## Begin Information given
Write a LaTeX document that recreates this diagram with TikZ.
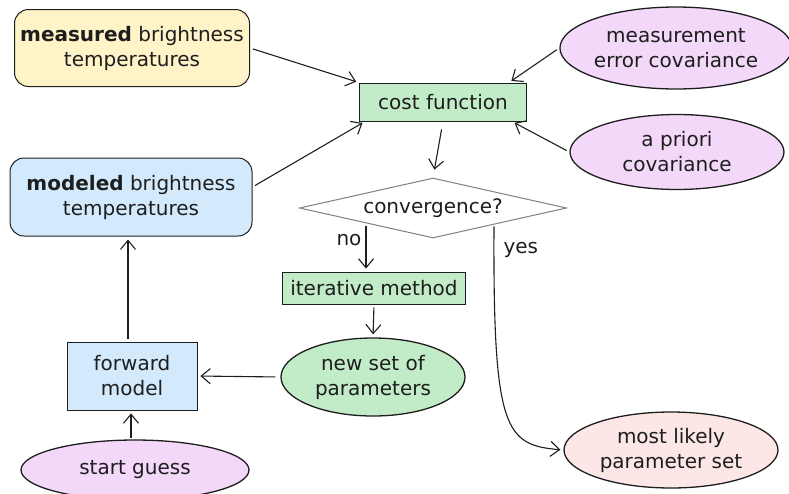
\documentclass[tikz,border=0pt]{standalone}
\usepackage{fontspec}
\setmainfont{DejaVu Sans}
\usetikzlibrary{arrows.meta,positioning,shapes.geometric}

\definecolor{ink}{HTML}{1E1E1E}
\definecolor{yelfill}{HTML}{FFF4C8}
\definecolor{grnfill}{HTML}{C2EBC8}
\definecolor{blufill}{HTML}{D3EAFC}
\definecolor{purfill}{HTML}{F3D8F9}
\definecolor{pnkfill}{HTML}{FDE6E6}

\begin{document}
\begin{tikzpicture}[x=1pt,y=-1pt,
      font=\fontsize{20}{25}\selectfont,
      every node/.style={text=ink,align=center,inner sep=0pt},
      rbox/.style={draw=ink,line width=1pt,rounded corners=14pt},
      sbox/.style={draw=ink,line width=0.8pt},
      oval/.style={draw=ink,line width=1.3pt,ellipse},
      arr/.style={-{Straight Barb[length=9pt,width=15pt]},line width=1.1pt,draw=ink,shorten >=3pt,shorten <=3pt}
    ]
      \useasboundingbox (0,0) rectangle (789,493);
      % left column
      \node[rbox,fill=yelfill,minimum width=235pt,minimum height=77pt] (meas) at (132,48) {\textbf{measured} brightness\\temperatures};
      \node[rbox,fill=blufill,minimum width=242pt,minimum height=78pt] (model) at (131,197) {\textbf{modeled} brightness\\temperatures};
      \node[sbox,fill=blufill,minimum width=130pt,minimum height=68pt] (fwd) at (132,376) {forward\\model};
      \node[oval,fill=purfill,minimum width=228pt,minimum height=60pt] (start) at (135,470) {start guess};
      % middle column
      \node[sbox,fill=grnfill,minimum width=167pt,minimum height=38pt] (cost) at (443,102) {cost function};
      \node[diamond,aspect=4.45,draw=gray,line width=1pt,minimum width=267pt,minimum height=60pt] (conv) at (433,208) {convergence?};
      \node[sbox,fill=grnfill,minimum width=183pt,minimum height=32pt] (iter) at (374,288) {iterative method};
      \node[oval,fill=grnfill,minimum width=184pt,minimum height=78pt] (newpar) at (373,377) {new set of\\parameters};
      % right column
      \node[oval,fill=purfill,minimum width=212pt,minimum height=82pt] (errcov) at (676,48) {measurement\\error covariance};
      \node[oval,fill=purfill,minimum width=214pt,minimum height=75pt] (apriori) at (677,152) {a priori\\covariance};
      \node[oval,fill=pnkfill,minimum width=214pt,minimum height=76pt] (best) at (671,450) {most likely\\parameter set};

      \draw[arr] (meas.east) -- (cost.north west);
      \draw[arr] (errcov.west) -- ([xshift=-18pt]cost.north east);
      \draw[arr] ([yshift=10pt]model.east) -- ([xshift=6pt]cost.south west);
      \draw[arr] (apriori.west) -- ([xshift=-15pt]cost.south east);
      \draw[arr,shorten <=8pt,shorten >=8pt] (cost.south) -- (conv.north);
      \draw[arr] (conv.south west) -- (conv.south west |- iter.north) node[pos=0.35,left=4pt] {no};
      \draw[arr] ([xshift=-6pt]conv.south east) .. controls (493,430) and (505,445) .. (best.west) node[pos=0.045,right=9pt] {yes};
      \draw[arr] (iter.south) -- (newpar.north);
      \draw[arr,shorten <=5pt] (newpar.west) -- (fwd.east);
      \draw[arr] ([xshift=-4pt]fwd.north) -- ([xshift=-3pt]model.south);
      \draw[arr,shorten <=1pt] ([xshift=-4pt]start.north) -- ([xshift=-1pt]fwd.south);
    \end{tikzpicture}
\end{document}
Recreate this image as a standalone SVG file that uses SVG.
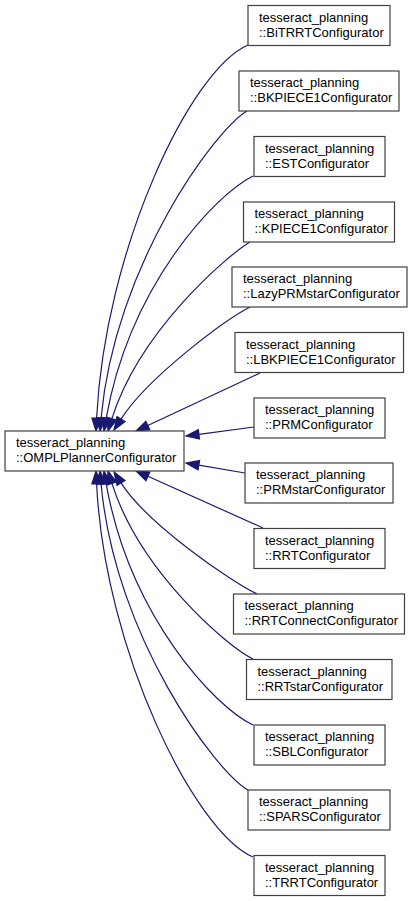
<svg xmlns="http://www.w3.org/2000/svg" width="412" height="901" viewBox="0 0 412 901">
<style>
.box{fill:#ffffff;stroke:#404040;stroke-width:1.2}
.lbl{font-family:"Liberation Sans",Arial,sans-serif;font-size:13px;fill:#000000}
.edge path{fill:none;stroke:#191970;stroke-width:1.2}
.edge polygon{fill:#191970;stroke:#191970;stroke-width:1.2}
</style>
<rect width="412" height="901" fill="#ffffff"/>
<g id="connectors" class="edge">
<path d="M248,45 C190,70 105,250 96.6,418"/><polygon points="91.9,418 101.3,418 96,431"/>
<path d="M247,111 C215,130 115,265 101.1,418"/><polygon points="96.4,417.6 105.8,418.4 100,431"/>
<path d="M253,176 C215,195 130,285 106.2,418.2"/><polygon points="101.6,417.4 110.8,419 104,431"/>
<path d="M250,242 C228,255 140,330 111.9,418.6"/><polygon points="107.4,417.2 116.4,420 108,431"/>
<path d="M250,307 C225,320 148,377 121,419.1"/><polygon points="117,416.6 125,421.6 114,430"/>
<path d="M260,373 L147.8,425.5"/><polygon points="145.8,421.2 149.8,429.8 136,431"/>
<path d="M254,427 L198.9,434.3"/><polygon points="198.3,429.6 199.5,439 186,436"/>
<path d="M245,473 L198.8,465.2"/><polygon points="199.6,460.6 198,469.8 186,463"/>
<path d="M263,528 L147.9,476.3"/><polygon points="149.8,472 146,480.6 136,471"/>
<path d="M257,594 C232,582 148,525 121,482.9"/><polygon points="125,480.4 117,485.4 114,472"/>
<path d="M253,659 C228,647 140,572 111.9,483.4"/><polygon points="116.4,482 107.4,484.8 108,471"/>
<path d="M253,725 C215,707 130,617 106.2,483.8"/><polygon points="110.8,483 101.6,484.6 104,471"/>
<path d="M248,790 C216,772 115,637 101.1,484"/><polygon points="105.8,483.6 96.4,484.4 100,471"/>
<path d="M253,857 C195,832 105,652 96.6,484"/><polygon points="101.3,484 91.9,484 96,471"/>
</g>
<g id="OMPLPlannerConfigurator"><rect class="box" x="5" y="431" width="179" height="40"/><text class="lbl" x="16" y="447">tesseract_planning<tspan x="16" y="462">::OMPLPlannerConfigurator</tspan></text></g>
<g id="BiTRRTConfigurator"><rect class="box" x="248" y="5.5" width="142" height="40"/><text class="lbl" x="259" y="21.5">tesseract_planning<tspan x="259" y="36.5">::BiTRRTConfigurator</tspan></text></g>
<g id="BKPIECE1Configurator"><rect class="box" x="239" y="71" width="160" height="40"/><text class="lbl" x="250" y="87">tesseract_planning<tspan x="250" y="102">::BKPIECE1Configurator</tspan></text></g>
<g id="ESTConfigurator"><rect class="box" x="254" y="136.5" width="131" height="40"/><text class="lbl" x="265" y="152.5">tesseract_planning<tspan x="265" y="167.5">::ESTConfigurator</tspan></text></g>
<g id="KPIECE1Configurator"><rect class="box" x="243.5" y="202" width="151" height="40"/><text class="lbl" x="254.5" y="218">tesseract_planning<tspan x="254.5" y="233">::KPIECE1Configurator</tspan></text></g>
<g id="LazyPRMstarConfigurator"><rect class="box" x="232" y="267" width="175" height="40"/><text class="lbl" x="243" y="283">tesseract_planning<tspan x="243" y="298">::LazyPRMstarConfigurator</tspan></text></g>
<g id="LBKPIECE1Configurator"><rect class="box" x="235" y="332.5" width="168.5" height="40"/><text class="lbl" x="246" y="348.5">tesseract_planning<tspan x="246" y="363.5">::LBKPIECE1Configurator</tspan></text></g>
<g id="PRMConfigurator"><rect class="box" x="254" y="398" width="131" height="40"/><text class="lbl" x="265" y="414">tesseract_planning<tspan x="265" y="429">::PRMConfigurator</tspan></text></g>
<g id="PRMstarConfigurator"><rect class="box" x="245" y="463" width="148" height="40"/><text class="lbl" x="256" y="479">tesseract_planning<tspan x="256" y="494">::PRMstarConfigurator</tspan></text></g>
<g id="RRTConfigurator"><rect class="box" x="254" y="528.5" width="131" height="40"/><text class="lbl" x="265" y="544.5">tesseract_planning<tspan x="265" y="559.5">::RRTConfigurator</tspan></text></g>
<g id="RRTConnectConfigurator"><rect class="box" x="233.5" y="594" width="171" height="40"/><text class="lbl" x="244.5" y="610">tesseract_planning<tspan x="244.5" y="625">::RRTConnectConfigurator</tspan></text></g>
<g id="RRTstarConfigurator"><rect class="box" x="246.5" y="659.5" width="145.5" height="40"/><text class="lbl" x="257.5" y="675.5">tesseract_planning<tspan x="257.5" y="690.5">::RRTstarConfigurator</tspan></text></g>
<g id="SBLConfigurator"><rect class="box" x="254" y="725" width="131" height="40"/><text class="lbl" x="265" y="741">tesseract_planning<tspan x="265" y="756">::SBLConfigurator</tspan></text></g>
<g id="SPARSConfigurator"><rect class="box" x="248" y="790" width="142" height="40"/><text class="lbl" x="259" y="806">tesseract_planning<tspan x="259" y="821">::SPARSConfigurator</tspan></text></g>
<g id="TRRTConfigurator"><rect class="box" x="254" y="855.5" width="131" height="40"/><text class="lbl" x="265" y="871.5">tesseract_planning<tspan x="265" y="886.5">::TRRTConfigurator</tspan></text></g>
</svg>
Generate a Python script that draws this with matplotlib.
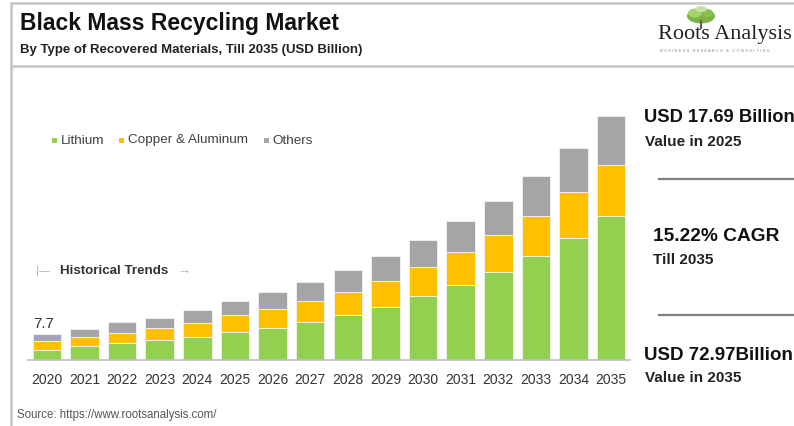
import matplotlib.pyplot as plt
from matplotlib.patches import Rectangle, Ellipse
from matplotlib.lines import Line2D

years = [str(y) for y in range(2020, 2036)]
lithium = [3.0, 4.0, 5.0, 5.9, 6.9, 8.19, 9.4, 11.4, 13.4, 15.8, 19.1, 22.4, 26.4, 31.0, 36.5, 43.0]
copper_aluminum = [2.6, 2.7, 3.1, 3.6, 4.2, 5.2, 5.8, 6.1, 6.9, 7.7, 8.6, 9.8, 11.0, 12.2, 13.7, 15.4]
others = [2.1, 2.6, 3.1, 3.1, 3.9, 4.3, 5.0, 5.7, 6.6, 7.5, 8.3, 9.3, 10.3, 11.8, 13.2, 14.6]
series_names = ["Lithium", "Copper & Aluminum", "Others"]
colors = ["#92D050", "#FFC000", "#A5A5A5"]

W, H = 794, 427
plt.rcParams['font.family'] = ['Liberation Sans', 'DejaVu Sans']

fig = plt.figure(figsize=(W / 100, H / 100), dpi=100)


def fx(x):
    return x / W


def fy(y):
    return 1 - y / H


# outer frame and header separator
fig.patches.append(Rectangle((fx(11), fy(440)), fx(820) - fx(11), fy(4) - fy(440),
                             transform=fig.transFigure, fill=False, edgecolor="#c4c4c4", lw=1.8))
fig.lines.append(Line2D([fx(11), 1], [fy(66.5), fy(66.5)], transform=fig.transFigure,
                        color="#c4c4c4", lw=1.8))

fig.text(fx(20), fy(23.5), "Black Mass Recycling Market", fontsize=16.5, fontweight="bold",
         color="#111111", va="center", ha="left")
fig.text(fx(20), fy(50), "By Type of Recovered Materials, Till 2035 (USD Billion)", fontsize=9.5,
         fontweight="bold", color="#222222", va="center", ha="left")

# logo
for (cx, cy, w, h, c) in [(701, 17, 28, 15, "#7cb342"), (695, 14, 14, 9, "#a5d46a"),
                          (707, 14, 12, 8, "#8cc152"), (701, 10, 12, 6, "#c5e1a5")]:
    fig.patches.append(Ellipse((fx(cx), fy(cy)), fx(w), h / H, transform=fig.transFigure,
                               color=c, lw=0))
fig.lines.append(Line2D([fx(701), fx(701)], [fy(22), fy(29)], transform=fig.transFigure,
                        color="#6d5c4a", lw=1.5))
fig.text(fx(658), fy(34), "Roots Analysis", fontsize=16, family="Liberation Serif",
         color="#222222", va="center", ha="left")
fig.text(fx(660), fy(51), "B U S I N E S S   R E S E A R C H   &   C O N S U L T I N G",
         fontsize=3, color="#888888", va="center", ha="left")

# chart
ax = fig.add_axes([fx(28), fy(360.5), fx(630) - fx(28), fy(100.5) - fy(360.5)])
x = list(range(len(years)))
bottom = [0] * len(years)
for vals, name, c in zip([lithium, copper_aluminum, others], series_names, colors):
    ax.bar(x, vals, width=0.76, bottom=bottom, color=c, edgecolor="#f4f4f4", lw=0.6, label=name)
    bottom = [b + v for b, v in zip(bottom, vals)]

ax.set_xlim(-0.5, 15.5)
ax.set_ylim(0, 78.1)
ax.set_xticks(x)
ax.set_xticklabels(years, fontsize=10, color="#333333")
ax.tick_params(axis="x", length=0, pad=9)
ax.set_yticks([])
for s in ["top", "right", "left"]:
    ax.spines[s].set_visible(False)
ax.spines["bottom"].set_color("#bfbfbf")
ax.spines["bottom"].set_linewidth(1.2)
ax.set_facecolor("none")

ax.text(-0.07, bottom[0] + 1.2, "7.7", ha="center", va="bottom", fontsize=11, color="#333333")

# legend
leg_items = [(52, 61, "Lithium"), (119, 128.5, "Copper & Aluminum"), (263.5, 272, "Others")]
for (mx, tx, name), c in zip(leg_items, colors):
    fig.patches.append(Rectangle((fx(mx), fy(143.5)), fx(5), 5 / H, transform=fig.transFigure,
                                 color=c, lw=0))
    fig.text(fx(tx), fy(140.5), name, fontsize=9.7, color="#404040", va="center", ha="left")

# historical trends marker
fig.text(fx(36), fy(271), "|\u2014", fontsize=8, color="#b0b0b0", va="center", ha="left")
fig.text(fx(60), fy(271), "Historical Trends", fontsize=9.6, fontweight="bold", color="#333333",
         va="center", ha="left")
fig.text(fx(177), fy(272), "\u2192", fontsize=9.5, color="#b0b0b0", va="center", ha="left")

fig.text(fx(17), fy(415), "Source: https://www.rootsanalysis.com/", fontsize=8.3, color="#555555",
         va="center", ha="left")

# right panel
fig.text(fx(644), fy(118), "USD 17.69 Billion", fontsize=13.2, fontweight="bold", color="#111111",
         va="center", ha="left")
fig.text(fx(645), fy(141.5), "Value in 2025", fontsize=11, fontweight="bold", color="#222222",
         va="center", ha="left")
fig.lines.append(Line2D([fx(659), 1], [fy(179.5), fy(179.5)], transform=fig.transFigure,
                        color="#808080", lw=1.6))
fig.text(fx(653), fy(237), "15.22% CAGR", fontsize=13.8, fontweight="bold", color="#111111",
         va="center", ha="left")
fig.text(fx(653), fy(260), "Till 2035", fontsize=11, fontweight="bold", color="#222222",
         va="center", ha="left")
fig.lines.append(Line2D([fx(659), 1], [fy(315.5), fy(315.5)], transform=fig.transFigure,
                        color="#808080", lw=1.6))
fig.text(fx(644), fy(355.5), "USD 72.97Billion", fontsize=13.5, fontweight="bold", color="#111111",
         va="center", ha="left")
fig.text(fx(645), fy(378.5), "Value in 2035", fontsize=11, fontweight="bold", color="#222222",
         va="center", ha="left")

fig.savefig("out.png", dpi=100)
## End Information given
▶ Written problem
From the data, collect all lines where the string "with" appears.

▶ Solution to this problem
Write a LaTeX document that recreates this diagram with TikZ.
Generate a Python script that draws this with matplotlib.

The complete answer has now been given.